One suspects that Francis also is a strategic enough political thinker to understand the value of surprise, the power of the unexpected gesture. As a 76-year old with only one lung Francis could easily have been a caretaker pope, but he’s been anything but so far. Rather he seems like a man in a hurry, at least in the context of a church that is defined by glacial change, who realizes he may not have much time to change things. So, with the surprise of his symbols and the courage of his convictions the pope, it seems to me, is executing on a grand strategy.
First he must change the focus of the church from a hectoring, secretive institution that has become comfortable with constantly saying “NO” to one that actually speaks of its real purpose, which is to serve the poor, seek justice, be inclusive even with non-believers, and advocate for peace. Once that moral authority is established and the bureaucracy is better under control he can move on to even more controversial issues.
One of the many remarkable things this new pope has done is to be gentle with the man he replaced. Under different circumstances and with a different leader having the previous Pope Benedict literally living above the store could have been awkward in the extreme. But Francis has done not only the kind and Christian thing, but the politically strategic thing by tending to his relationship with the uber doctrinaire ex-pope who once led the Congregation of the Doctrine of Faith, the Vatican office dedicated to keeping the church in line. On Dec. 23 Pope Francis visited his predecessor for prayers and lunch, just the kind of small but telling gesture that speaks volumes and resonates on television.
Pope Francis like Mandela, another great leader who was able to transcend his circumstances, are better politicians than most politicians.
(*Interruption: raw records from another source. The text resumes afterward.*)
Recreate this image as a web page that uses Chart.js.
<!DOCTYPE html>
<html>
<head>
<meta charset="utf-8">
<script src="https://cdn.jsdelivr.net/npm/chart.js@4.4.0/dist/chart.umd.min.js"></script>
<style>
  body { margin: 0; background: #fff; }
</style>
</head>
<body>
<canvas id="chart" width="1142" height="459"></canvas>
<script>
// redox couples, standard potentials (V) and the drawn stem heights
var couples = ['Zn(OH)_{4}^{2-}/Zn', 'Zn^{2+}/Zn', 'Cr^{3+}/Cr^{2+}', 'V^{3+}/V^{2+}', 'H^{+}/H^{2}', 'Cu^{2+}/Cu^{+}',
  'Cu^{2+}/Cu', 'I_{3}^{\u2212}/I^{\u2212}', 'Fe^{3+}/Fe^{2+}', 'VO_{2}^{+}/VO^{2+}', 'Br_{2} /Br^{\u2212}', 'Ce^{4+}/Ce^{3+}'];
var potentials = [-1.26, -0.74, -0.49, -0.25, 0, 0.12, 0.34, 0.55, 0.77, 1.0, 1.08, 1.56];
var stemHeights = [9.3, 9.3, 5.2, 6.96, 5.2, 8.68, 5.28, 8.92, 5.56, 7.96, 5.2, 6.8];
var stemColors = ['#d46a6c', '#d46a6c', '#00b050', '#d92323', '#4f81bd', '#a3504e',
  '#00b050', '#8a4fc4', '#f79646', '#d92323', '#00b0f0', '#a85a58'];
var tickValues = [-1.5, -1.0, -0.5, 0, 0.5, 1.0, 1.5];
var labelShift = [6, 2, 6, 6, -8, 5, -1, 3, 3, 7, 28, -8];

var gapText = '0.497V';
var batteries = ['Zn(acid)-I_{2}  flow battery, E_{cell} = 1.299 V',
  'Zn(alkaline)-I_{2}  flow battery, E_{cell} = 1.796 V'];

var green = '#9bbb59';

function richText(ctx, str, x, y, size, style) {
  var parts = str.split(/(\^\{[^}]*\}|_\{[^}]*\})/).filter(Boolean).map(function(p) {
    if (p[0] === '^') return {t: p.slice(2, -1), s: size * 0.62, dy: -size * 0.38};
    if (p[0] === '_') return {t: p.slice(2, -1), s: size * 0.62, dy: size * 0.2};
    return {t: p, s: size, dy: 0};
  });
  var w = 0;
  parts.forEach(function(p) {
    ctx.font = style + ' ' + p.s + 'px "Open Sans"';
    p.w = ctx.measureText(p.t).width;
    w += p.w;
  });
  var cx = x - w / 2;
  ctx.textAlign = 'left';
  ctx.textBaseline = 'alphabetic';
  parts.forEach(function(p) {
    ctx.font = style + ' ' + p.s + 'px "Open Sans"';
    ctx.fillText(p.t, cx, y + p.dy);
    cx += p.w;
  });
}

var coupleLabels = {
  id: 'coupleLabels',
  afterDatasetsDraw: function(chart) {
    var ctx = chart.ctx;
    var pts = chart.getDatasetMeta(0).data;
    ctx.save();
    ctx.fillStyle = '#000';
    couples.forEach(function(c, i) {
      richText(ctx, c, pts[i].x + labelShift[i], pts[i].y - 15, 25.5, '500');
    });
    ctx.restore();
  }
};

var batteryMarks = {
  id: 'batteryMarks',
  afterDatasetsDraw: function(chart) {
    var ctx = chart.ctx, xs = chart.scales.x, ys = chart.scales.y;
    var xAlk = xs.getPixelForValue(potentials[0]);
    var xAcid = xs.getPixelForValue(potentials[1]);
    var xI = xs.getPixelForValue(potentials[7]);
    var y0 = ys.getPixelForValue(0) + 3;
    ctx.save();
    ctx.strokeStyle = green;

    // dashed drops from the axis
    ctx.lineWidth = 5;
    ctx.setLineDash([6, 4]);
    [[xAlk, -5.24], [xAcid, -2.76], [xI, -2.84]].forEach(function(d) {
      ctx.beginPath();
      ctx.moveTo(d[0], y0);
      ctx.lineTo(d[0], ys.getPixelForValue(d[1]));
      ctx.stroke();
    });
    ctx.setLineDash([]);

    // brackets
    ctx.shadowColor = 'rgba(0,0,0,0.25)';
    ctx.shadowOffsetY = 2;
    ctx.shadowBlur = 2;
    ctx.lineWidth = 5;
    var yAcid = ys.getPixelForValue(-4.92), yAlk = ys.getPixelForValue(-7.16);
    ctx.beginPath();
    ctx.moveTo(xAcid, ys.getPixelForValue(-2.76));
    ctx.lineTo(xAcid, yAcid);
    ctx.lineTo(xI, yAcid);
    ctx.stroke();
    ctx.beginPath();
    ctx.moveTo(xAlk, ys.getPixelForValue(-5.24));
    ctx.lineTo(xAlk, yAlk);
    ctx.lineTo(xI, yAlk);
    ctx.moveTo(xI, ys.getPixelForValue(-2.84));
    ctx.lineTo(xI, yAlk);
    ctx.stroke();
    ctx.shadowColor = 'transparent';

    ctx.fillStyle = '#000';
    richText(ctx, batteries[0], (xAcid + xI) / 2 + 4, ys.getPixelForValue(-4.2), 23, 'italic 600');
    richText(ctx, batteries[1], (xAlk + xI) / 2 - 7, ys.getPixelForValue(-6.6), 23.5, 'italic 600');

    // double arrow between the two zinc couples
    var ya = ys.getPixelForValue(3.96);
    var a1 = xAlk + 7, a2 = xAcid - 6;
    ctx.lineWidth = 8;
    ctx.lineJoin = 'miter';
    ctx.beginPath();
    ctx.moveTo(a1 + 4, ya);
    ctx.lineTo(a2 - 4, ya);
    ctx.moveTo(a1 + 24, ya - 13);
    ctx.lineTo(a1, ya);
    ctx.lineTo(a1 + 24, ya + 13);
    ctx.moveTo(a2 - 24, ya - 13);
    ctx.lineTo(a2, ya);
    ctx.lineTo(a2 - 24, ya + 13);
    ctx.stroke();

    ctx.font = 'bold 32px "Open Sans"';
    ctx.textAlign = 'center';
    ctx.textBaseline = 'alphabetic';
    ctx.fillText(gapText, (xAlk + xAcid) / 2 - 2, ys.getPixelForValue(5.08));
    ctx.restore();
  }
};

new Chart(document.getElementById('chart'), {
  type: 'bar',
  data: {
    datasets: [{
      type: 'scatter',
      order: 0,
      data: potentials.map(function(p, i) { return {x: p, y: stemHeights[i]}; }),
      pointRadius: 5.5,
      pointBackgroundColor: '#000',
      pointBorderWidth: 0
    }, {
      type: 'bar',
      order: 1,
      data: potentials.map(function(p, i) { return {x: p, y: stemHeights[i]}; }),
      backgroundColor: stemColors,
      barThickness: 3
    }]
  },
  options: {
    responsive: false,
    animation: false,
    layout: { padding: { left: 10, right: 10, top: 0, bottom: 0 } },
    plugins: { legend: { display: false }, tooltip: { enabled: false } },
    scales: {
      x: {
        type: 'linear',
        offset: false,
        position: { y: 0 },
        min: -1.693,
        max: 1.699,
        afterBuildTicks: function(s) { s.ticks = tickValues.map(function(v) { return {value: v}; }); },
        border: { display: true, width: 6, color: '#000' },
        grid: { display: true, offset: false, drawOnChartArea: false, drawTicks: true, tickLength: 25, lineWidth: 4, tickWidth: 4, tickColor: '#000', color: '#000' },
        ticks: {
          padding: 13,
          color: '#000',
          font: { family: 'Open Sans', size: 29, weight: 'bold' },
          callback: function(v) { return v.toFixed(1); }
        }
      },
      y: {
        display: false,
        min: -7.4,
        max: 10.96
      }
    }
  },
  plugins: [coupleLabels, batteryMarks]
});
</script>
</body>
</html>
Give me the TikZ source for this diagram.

They understand that change – political and institutional change – come from a careful meld of arts both soft and firm. Leadership requires both moral authority and sense of purpose. It can mean quiet persuasion delivered with a smile as well as fierce determination to succeed coupled with the energy and drive to execute on a plan. Leadership also means outwitting your opponents and, a lesson Obama has yet to learn after five years in office, a willingness to cajole, flatter and co-opt. But it begins with moral authority.
Perhaps the president’s New Years Resolution should be to not merely quote the pope’s speeches, but adopt his political tactics.
Given what may become the long lame duck presidency of Barack Obama and given the dispiriting lack of genuine leaders elsewhere in the world – think of the thuggish Putin or any of the bureaucrats running western European nations – maybe, just maybe we have reason to hope at the end of this mostly hopeless year that God does work in mysterious ways.
When most we need a reminder of what one man can do on a journey from a jail cell to the Nobel Peace Prize we end 2013 reflecting on Mandela’s remarkable life. And when most we need to believe that someone can articulate with real moral authority the universal truths of compassion, respect, inclusion and peace we at last have a Pope of Hope.